McCaul’s bill was slated for passage on Wednesday, but has been delayed amid opposition from GOP legislators.

The Democratic caucus has loudly slammed the bill.

The threat of a defeat may have prompted the House leadership to delay debate on the McCaul bill.

Aides to GOP leaders say the McCaul bill was delayed because of the snowstorm in the Northeast, and because Democrats are having a conference on Thursday and Friday.

“Unfortunately, the bill was delayed due to weather,” McCaul spokeswoman April Ward told The Daily Caller Jan. 26. “I don’t have any further information right now. I’ll keep you updated moving forward.”

Critics say McCaul’s bill won’t reverse Obama’s rollback of immigration enforcement laws, and it may be used to by the Senate as an excuse to discard a January House bill that choked off funding for Obama’s unilateral effort to award work permits to five million illegal immigrants.

In 2014, Obama directed his deputies to release more than 120,000 low-skilled Central American adults, youths and children into the United States, where they can apply for asylum, attend schools and compete for jobs. Current data suggests another surge of Central American migrants will hit the borders in March.

In press statements, McCaul said his border bill can’t deal with Obama’s catch-and-release policy because it is an immigration issue. Instead, said McCaul, the GOP will respond to the policy with a bill from the House Judiciary Committee, chaired by Rep. Bob Goodlatte.

Grassley’s tweet prods the GOP leaders in the House to pass a upgraded bill that would boost border security and curb Obama’s catch-and-release policies.

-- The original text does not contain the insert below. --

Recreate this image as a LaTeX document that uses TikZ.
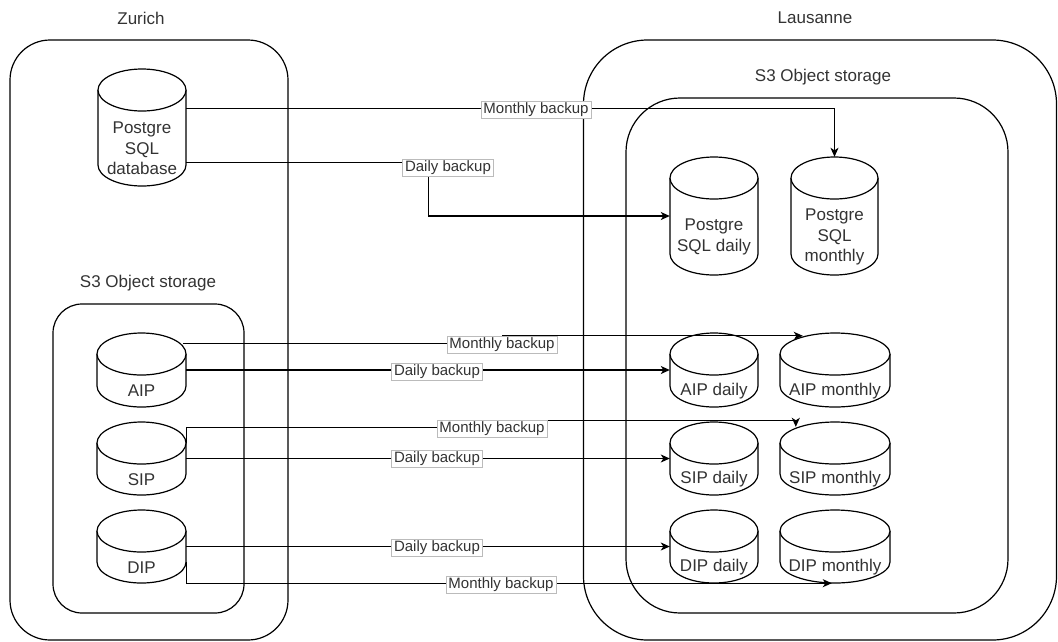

His intervention in the House debate is unusual, because senators and legislators usually avoid commenting publicly on activities in the other side of the Capitol.

However, last week, McCaul and Goodlatte visited Sen. Jeff Sessions to seek his support for the McCaul bill. Sessions is the new chairman of Grassely’s immigration subcommittee, and has repeatedly argued that Americans and the GOP would gain if the nation reduced the annual inflow of one million immigrants.

Currently, four million young Americans begin to look for work each year, in the face of competition from millions of unemployed Americans, plus new immigrants and a population of roughly two million guest workers.

In November 2014, one in every five U.S. jobs was held by a foreign-born worker, up from one-in-six jobs in January 2010, according to federal data highlighted by the Center for Immigration Studies.